Protein Synthesis Notes

How Cells Grow, Specialize, and Die: Protein Synthesis

Specific Learning Objectives

• Describe the structure and functions of proteins.
• Describe the structure of nucleic acids, differentiating between DNA and RNA.
• Define the components of a nucleotide.
• Differentiate between the nucleotide bases of DNA and RNA.
• Explain what the genetic code is and what it is coding for.
• Describe the two-step process (transcription & translation) that results in gene expression.
• Explain the role of DNA, rRNA, tRNA, and mRNA in the production of a protein.
• Describe the cell cycle.
• Give the details of DNA replication.
• Explain what occurs during mitosis and cytokinesis.
• Describe how mitosis differs from meiosis.

The Proteome

• Proteome: all the proteins that a cell makes.
• Proteomics: the study of the proteins in a cell.
• Not all cells make all proteins; the proteome varies between cells (e.g., muscle vs. skin cell, melanoma vs. normal melanocyte).
• Cells are protein factories that constantly synthesize many different proteins for cell functions or export.
• The cell’s DNA contains all the instructions for making proteins.

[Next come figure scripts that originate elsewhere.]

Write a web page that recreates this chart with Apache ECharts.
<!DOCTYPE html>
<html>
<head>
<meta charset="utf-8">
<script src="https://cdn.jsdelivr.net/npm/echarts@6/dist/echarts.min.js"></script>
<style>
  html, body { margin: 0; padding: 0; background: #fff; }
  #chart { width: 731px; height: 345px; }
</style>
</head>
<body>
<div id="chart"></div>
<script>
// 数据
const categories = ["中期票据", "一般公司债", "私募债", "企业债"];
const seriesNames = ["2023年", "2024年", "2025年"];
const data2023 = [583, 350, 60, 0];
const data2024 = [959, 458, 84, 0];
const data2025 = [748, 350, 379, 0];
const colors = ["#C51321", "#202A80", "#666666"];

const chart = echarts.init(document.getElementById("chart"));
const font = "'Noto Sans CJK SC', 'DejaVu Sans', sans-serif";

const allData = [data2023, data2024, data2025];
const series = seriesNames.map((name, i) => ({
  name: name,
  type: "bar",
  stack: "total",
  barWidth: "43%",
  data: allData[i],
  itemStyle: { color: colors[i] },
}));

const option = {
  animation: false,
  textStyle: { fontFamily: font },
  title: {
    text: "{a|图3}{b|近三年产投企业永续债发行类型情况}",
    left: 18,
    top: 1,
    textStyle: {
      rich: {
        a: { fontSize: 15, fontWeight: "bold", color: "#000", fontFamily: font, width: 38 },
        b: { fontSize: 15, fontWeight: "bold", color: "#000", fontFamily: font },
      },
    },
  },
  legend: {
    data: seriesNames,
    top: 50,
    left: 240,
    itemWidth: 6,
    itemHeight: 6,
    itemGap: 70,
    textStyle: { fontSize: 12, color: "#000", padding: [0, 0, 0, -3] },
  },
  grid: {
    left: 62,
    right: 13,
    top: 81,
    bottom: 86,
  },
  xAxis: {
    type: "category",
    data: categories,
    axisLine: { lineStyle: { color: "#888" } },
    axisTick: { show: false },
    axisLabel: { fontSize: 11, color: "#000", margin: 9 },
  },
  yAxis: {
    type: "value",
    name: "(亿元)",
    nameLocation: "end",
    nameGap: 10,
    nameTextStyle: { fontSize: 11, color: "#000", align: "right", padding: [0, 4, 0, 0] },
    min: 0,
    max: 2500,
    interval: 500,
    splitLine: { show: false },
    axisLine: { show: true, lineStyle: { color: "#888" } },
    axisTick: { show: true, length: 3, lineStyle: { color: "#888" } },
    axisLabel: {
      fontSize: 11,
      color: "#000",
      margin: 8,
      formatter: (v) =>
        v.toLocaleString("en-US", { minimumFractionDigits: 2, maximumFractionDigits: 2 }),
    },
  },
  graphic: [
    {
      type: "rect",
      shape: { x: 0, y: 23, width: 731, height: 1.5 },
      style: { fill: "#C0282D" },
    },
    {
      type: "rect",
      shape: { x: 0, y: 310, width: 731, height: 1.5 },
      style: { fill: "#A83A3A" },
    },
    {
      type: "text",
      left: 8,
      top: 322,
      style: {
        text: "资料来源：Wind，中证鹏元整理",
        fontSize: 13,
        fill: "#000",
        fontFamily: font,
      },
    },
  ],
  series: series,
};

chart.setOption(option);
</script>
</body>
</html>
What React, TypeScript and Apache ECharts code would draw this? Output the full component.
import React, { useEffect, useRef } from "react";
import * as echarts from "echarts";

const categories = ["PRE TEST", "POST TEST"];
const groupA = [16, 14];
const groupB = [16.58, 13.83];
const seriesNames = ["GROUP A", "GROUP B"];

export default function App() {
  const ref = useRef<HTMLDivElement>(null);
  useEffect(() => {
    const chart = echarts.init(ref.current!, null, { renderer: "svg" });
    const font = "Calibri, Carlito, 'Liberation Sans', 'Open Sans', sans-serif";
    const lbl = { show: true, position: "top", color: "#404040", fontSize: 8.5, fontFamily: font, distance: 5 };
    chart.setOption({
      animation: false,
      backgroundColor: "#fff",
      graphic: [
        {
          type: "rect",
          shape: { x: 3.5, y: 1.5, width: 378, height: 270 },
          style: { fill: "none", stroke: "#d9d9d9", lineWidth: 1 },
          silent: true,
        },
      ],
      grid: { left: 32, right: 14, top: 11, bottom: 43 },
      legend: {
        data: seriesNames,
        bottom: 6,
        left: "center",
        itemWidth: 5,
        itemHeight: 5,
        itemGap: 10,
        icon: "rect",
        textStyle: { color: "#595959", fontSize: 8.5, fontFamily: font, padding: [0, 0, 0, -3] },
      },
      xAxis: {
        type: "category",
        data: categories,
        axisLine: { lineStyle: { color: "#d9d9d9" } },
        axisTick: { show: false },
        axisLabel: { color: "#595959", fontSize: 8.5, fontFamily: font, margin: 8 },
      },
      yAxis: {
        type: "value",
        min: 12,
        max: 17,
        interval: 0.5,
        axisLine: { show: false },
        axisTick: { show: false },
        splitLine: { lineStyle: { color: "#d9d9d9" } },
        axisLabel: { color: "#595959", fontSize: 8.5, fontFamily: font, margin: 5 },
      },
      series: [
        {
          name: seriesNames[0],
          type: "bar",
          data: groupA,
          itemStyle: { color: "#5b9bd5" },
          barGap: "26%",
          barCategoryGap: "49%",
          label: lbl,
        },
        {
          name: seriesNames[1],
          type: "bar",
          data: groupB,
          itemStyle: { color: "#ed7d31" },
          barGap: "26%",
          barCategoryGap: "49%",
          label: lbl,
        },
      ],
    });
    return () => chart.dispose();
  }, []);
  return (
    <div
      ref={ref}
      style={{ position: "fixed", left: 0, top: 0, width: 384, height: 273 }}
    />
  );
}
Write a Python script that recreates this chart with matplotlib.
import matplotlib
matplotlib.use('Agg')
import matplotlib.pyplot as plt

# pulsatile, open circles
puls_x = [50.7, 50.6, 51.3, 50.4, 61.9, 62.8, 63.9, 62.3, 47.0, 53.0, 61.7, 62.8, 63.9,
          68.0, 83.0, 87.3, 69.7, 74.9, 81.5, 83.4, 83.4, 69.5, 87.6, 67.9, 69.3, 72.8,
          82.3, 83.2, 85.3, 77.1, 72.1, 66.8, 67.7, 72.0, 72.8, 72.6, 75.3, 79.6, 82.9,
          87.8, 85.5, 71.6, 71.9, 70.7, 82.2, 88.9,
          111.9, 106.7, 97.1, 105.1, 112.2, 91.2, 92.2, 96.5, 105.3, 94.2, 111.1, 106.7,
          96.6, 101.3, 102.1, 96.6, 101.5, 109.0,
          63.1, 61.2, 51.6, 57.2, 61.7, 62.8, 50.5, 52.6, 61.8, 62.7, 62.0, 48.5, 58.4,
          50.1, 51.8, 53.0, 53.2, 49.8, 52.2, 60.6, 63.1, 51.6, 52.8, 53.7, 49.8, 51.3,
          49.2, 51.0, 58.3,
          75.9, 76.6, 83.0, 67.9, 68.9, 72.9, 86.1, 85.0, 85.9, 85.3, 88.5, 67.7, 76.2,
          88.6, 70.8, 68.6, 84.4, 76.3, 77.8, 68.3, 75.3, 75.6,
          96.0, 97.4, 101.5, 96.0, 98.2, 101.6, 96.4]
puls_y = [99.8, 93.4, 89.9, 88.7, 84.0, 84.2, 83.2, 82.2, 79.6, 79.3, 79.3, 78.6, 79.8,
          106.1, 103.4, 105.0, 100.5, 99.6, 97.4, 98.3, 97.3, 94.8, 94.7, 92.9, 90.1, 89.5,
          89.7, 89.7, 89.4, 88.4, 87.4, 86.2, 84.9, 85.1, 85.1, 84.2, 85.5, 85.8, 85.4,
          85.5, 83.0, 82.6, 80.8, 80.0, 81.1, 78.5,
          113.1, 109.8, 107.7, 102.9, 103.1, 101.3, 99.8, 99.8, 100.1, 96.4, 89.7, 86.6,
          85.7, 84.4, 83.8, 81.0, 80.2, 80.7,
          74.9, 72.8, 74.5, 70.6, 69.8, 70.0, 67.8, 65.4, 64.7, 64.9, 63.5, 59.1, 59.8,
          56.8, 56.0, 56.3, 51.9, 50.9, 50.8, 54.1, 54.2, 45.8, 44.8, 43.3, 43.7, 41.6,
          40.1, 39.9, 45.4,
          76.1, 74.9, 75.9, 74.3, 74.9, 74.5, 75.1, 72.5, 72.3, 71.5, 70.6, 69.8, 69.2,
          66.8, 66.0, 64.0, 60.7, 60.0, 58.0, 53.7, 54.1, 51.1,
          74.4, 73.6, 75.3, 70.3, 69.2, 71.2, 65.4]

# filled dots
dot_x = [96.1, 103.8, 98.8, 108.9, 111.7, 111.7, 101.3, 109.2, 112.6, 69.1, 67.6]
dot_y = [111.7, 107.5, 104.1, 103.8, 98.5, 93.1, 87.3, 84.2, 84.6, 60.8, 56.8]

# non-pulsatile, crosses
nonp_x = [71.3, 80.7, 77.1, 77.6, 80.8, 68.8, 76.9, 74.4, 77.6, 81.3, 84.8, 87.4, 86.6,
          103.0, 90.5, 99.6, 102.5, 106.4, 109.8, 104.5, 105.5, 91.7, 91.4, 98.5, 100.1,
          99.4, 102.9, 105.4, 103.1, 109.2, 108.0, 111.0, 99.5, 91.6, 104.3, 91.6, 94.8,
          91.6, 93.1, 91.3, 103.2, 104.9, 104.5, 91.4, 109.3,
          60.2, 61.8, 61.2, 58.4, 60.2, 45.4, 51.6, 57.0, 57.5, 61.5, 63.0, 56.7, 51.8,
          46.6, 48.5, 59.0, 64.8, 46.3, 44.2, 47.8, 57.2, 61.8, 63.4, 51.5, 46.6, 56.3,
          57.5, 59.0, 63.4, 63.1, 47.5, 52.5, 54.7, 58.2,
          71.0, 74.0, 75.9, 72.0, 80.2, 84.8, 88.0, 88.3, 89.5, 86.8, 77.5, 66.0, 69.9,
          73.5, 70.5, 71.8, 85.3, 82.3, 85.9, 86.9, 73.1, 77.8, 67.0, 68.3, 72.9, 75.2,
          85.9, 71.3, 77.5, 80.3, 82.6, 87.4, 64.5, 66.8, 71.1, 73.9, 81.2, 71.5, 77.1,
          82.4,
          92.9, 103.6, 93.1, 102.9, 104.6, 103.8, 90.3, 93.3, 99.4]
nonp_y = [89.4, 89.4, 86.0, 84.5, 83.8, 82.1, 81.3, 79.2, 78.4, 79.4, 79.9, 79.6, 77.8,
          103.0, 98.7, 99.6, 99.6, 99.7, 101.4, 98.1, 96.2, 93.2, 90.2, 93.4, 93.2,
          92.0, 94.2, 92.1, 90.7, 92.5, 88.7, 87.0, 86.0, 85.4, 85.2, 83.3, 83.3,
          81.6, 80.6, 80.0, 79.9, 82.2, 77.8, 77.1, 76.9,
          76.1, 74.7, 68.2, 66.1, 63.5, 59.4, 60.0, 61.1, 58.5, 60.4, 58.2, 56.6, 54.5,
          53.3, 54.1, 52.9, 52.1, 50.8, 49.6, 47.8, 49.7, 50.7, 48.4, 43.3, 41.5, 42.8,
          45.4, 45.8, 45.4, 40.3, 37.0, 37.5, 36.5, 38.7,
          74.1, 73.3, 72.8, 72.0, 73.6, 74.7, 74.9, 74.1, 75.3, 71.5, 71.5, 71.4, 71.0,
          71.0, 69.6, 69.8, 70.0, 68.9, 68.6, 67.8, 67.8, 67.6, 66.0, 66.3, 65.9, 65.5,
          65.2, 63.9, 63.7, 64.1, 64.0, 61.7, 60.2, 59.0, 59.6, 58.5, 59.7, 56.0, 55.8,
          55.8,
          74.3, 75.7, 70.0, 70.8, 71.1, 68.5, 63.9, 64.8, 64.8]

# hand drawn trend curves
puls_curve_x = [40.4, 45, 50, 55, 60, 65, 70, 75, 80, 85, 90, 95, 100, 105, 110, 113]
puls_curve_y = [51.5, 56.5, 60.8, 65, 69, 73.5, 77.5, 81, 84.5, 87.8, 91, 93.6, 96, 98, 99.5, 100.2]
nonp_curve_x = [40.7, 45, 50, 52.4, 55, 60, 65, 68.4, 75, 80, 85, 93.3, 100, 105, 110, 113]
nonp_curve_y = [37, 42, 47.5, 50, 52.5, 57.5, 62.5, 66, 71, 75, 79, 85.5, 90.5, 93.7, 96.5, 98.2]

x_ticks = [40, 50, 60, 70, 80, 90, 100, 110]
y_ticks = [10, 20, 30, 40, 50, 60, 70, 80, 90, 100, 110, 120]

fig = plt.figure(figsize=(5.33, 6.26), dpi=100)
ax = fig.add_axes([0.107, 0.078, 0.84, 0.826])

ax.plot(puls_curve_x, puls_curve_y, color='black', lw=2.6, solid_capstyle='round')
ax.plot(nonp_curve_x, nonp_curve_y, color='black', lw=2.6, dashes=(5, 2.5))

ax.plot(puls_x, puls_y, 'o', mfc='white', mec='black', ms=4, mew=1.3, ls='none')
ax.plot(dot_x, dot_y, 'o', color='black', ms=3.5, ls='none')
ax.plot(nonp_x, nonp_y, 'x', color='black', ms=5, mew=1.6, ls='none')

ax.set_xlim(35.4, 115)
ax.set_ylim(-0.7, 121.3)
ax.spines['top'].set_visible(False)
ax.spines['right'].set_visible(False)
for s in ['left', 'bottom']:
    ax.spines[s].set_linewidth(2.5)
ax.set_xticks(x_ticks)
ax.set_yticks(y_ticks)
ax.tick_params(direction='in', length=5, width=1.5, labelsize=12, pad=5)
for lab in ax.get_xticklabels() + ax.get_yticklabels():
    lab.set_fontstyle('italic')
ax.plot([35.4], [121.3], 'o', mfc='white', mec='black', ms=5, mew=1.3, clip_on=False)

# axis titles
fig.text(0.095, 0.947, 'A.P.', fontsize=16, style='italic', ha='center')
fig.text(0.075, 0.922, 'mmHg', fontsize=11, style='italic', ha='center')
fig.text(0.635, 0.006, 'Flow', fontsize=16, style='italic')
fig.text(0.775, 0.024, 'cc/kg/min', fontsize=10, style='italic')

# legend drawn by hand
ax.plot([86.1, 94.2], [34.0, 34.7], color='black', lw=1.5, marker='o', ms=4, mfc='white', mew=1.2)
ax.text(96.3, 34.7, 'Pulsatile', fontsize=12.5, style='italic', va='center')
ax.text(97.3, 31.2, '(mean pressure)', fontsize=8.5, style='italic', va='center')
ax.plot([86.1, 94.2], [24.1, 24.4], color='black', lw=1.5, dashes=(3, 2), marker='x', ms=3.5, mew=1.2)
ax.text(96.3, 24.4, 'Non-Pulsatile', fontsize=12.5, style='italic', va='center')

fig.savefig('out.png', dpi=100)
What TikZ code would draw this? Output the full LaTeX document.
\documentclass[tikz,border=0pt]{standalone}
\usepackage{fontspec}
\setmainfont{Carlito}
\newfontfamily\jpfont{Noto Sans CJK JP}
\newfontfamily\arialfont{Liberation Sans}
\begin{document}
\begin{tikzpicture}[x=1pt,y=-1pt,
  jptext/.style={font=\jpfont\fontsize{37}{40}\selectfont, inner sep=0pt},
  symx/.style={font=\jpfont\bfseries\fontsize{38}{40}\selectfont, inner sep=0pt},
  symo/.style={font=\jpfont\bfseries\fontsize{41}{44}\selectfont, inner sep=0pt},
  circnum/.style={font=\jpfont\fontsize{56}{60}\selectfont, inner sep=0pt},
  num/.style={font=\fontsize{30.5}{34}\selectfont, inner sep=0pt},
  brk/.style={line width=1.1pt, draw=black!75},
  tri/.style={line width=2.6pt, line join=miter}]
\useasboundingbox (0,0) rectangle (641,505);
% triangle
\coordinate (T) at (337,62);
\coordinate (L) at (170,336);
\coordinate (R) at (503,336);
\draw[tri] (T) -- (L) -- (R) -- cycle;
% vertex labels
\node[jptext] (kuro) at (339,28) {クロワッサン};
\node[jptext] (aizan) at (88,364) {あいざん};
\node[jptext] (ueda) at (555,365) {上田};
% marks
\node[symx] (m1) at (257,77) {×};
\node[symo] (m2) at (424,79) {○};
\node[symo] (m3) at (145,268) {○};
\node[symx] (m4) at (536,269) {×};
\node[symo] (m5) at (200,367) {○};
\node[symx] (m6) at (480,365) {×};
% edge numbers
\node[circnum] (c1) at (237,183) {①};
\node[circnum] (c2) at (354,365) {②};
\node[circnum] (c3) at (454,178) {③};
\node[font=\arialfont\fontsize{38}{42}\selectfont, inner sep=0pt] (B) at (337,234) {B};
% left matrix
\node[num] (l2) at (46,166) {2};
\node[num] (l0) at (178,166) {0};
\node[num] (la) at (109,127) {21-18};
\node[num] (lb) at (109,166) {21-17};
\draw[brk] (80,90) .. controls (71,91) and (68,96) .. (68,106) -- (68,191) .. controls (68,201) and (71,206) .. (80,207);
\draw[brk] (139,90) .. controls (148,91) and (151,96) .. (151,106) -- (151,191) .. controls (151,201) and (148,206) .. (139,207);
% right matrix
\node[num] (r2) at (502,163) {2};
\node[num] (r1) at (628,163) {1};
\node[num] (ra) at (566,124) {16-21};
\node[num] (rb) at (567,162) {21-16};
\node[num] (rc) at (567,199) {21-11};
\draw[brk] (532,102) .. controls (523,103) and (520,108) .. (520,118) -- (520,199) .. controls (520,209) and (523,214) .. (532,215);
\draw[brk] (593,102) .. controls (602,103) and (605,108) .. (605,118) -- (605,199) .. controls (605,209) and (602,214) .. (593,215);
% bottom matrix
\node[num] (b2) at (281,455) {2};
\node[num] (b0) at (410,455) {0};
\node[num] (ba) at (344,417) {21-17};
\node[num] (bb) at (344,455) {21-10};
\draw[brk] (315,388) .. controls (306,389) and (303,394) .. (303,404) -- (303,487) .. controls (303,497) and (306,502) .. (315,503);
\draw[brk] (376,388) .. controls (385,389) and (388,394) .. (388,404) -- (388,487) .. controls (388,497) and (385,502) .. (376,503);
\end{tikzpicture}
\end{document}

Protein Synthesis – Basic Concepts

• The arrangement of amino acids determines a protein's shape, properties, and functions.
• Gene: a segment of DNA that specifies the structure of a protein.
• Genetic code: arrangement of nucleotides in DNA and RNA that determines amino acid sequence of a specific protein.
• Gene expression: production of proteins from the information stored in DNA.
• Central dogma: a directional flow of information from DNA to RNA to protein.
• Gene expression involves two steps:
  • Transcription
  • Translation

Transcription

• Occurs in the nucleus.
• A copy of a small part of the stored information in DNA (gene) is produced.
• DNA is transcribed into mRNA: DNA \rightarrow mRNA.

Translation

• Occurs in the cytoplasm.
• Copied information is converted into a protein.
• mRNA is translated into protein: mRNA \rightarrow protein.

Transcription

• DNA uncoils and unzips.
• RNA polymerase produces messenger RNA (mRNA).
• mRNA exits the nucleus through nuclear pores.
• Initiated by transcription factors that recruit RNA polymerase enzyme.
• DNA has two strands:
  • Coding strand: contains the gene sequence.
  • Template strand: used to make mRNA.
• The two strands of DNA separate (unzip).
• RNA polymerase binds at a promoter region.
• Genetic information (a gene) is copied from the template strand of DNA to make a strand of ribonucleic acid (RNA) called mRNA (messenger RNA).
• RNA polymerase catalyzes the formation of an mRNA chain following the rules of complimentary base pairing:
  • A with U
  • C with G
• Special sequences/signals in DNA indicate when a gene starts and stops.
• Transcription ends at a terminator sequence.
• mRNA exits the nucleus through nuclear pores into the cytoplasm.

Translation

• mRNA carries genetic information from the nucleus to the ribosomes.
• The sequence is read by translational machinery in the ribosome, in triplets of nucleotides (codon).
• Translation starts at the start codon (AUG) of each gene in the mRNA.
• Each codon codes for a specific amino acid.
• As each codon is read, a tRNA with a complimentary sequence (anticodon) binds to each triplet.
• The tRNA also carries the amino acid specified by the codon.
• Amino acids are joined together by peptide bonds, in the sequence specified by the mRNA, to make a peptide/protein.
• There are 64 possible codons in mRNA and only 20 naturally occurring amino acids (aa).
• Some amino acids are specified by only one codon (e.g., methionine, also the start codon AUG).
• Others are specified by up to six different codons (e.g., Leucine: UUA, UUG, CUU, CUC, CUG, CUA).
• DNA code is "degenerate."
• Three codons do not code for an amino acid but signal termination of the peptide chain (stop codons: UAG, UAA, UGA).

Post-Translational Modification

• The chemical modification of a protein following translation.
• It is one of the last steps in protein synthesis.
• After translation, proteins can be modified by attaching other functional groups, which can change or extend their functions (e.g., lipids to form lipoproteins, carbohydrates to form glycoproteins).
• Amino acids may be cleaved off the end of the protein, or the polypeptide can be cut in half (e.g., insulin).
• Other modifications, such as phosphorylation, are a common way of controlling the behavior of a protein (e.g., activating or inactivating an enzyme).

Compendium Questions

1. Why do we need proteins in the body?
2. What is a nucleic acid?
3. What are the similarities and differences between DNA and RNA?
4. What is a gene?
5. What is the connection between DNA, RNA, and protein synthesis?
6. Describe transcription and translation.
7. What is meant by the term phenotype and genotype?
8. What is the difference between a chromosome and a chromatid?
9. What are the stages of mitosis?
10. What are the stages of meiosis?
11. Which cell types undergo each type of cell division?